■ **THE INPUT**:
-----

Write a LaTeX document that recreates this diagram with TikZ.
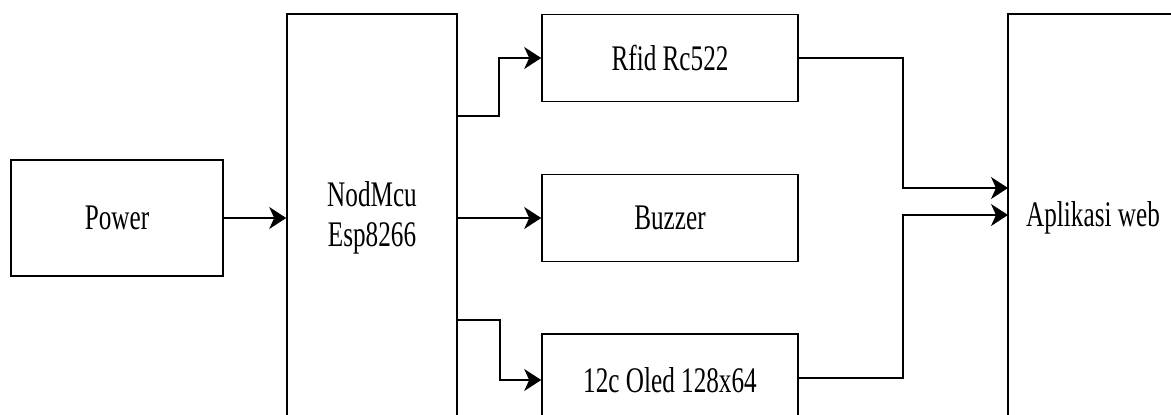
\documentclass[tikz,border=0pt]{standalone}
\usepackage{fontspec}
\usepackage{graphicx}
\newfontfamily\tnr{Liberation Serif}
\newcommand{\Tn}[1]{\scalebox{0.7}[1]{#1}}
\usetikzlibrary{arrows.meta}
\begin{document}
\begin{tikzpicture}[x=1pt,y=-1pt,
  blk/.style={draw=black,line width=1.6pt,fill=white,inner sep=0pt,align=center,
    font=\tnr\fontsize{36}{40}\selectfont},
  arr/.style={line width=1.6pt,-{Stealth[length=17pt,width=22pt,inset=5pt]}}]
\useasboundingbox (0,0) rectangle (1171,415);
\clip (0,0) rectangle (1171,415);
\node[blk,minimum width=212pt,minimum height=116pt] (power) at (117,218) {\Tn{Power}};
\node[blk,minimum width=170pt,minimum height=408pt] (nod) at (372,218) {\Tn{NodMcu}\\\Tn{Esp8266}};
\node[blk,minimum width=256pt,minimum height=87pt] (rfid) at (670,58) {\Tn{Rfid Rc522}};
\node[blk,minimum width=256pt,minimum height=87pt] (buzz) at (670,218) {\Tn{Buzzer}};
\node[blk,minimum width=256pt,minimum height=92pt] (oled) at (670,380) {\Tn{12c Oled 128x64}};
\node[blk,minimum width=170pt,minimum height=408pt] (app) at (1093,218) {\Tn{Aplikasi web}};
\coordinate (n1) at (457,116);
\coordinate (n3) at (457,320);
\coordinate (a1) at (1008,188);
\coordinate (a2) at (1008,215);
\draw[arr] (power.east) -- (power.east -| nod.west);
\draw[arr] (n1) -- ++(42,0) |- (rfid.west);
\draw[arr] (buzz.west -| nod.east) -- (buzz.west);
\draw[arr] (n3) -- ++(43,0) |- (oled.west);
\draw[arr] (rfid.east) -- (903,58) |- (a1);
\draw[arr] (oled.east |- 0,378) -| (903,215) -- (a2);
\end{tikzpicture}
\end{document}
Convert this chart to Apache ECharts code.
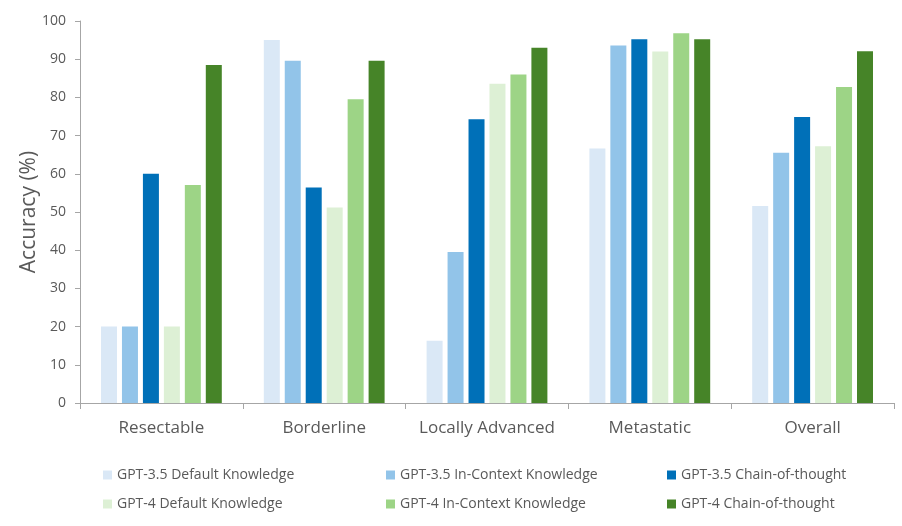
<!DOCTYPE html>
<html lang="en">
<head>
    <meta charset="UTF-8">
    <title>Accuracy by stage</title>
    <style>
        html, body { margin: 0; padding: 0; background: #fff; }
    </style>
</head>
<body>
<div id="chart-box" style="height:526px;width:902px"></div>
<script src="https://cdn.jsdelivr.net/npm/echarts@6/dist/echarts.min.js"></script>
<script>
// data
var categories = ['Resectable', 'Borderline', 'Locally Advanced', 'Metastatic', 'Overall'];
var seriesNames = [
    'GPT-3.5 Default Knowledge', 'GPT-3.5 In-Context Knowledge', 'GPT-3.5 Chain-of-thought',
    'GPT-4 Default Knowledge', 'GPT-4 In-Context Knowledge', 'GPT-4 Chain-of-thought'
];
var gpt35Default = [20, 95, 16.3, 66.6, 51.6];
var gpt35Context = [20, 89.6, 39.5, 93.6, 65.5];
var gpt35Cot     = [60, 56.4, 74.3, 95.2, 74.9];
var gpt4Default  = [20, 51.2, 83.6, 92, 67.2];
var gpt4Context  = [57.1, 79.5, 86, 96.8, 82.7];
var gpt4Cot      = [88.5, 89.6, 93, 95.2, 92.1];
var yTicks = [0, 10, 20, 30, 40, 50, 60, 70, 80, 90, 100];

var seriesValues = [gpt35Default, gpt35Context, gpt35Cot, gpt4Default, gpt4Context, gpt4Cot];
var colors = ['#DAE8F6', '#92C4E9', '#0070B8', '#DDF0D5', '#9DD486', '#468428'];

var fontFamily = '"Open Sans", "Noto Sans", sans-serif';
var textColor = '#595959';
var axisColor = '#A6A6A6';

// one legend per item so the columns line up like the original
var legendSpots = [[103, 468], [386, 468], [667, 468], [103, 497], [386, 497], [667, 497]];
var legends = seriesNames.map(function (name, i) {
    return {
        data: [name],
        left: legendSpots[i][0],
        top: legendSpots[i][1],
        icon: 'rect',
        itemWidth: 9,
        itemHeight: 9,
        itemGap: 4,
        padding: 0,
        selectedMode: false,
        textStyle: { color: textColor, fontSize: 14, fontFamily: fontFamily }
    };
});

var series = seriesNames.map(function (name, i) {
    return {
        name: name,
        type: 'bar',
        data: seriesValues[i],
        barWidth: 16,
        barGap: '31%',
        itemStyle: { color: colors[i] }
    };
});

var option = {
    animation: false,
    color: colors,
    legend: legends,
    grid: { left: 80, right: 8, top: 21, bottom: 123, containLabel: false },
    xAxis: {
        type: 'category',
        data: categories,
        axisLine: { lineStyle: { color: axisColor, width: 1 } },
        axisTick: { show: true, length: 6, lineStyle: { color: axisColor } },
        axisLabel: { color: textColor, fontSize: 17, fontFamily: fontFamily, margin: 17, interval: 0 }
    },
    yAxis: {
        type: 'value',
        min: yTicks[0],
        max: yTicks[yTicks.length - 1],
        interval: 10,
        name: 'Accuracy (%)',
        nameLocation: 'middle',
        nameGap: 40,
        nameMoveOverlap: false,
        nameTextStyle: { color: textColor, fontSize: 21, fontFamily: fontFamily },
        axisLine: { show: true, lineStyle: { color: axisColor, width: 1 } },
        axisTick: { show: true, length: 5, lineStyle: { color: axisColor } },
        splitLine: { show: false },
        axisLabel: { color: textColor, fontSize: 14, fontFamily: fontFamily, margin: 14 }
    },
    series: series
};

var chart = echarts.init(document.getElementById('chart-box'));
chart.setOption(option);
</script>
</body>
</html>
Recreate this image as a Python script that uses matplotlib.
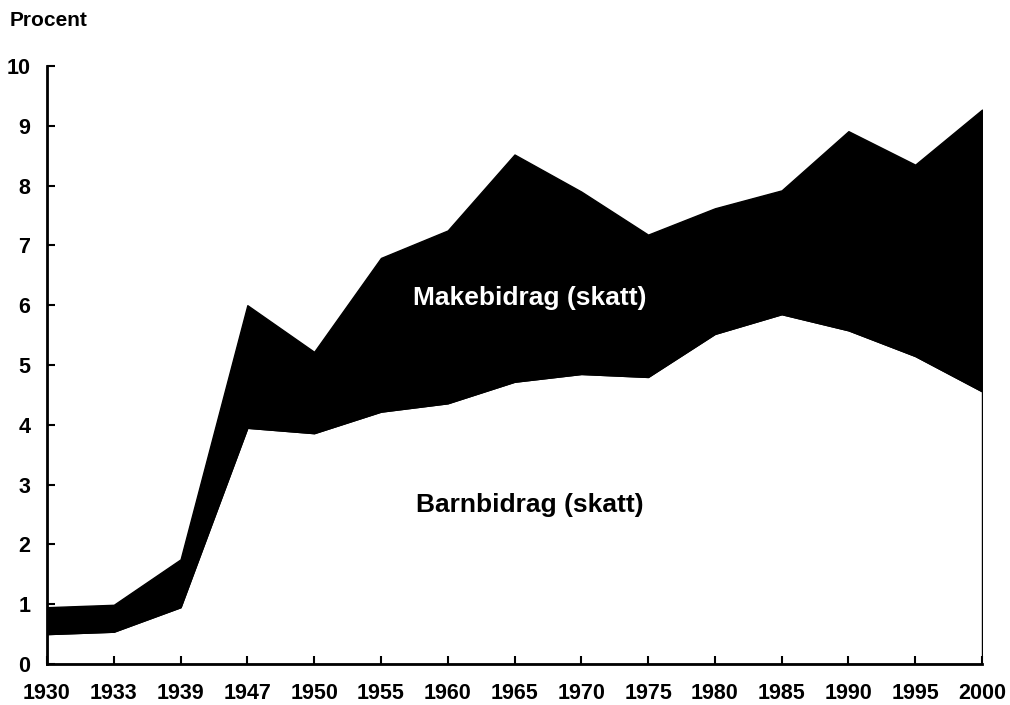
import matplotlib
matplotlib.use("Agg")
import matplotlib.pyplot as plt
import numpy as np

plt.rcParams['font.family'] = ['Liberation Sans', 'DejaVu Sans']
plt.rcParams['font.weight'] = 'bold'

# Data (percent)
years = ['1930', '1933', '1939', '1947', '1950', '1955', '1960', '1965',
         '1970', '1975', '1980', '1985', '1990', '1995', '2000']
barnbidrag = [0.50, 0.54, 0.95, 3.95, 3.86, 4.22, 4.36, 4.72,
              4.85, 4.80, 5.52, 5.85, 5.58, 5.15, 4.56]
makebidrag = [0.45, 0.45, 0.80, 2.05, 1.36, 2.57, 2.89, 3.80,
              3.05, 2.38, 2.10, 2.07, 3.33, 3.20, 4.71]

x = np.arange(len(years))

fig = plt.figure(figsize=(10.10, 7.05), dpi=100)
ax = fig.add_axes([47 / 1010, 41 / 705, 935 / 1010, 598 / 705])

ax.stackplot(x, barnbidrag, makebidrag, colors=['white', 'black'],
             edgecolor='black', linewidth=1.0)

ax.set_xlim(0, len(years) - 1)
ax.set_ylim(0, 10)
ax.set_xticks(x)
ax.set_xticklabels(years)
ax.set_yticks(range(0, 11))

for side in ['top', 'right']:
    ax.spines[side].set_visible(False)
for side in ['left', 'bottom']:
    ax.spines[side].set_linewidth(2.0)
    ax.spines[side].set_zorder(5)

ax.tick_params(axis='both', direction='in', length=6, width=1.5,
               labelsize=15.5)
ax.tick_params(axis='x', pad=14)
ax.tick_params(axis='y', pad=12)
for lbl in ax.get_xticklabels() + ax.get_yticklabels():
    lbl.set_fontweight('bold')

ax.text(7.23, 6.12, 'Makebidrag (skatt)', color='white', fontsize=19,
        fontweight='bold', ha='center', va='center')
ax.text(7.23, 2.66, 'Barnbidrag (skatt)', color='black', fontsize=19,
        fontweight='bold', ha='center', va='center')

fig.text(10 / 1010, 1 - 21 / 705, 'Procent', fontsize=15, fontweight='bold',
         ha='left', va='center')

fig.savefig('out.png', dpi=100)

-----

Quote exactly, and nothing besides, the lines from the one with "Recreate this image" through the end of the records above; include both ends and omit the pictures.

■ **WORKED SOLUTION**:
Recreate this image as a Python script that uses matplotlib.
import matplotlib
matplotlib.use("Agg")
import matplotlib.pyplot as plt
import numpy as np

plt.rcParams['font.family'] = ['Liberation Sans', 'DejaVu Sans']
plt.rcParams['font.weight'] = 'bold'

# Data (percent)
years = ['1930', '1933', '1939', '1947', '1950', '1955', '1960', '1965',
         '1970', '1975', '1980', '1985', '1990', '1995', '2000']
barnbidrag = [0.50, 0.54, 0.95, 3.95, 3.86, 4.22, 4.36, 4.72,
              4.85, 4.80, 5.52, 5.85, 5.58, 5.15, 4.56]
makebidrag = [0.45, 0.45, 0.80, 2.05, 1.36, 2.57, 2.89, 3.80,
              3.05, 2.38, 2.10, 2.07, 3.33, 3.20, 4.71]

x = np.arange(len(years))

fig = plt.figure(figsize=(10.10, 7.05), dpi=100)
ax = fig.add_axes([47 / 1010, 41 / 705, 935 / 1010, 598 / 705])

ax.stackplot(x, barnbidrag, makebidrag, colors=['white', 'black'],
             edgecolor='black', linewidth=1.0)

ax.set_xlim(0, len(years) - 1)
ax.set_ylim(0, 10)
ax.set_xticks(x)
ax.set_xticklabels(years)
ax.set_yticks(range(0, 11))

for side in ['top', 'right']:
    ax.spines[side].set_visible(False)
for side in ['left', 'bottom']:
    ax.spines[side].set_linewidth(2.0)
    ax.spines[side].set_zorder(5)

ax.tick_params(axis='both', direction='in', length=6, width=1.5,
               labelsize=15.5)
ax.tick_params(axis='x', pad=14)
ax.tick_params(axis='y', pad=12)
for lbl in ax.get_xticklabels() + ax.get_yticklabels():
    lbl.set_fontweight('bold')

ax.text(7.23, 6.12, 'Makebidrag (skatt)', color='white', fontsize=19,
        fontweight='bold', ha='center', va='center')
ax.text(7.23, 2.66, 'Barnbidrag (skatt)', color='black', fontsize=19,
        fontweight='bold', ha='center', va='center')

fig.text(10 / 1010, 1 - 21 / 705, 'Procent', fontsize=15, fontweight='bold',
         ha='left', va='center')

fig.savefig('out.png', dpi=100)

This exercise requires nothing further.